Canonicalization as the known, forge‑side fix
The paper points to a straightforward mitigation: canonicalize signature encodings before trusting the commit hash. The core move is not novel — the Bitcoin ecosystem faced the same ECDSA symmetry and fixed it by accepting only the "low‑S" form, and later by moving signatures out of the transaction ID with SegWit. Ginesin's suggested remedies rhyme with that lesson: normalize or canonicalize signatures prior to computing or trusting a hash.
There is no CVE and no vendor advisory attached to the paper, and Ginesin says there is nothing to change inside an individual developer's repository; the work is for the forges and for tooling that trusts raw commit hashes. The obvious place to begin, the paper says, is the S/MIME case, where GitHub accepts encodings that a strict local check rejects.
What this means for developers, forges, and supply‑chain tooling
- Developers and maintainers: the existing advice to pin to a full commit hash still holds. Pinning stopped earlier tag‑hijack attacks cited in the paper (2025's tj‑actions/changed‑files and 2026's trivy‑action), and a pinned hash will continue to fetch the expected content.

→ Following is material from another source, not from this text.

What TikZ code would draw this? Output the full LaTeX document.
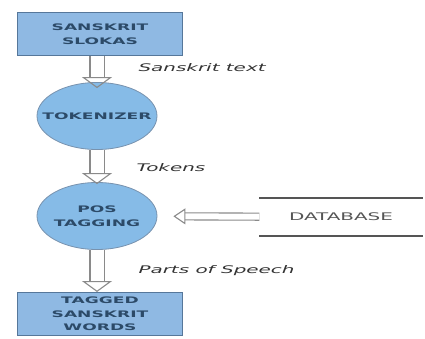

- Forges and code hosting platforms: the corrective action is on the forge side — normalize signatures before filing a "Verified" record or before trusting a raw commit hash. Without that step, a forge's badge can be truthful about who signed a particular encoding while still being misleading about the hash as a permanent identifier.
- Provenance, deduplication, and blocking tools: these systems should verify and canonicalize signatures prior to trusting commit hashes. Some systems that also pin an independent hash of fetched files (the paper cites fixed‑output derivations used by Nix as an example) retain a backstop; those that stop at a verified commit hash do not.
Ginesin says he reported the issue to GNU and Git in January and to GitHub in March; as of the paper's publication on July 2, neither Git nor any forge had addressed the problem. The technical fix is well understood; the remaining question the paper leaves on the table is whether platform operators will adopt signature canonicalization before relying on commit hashes.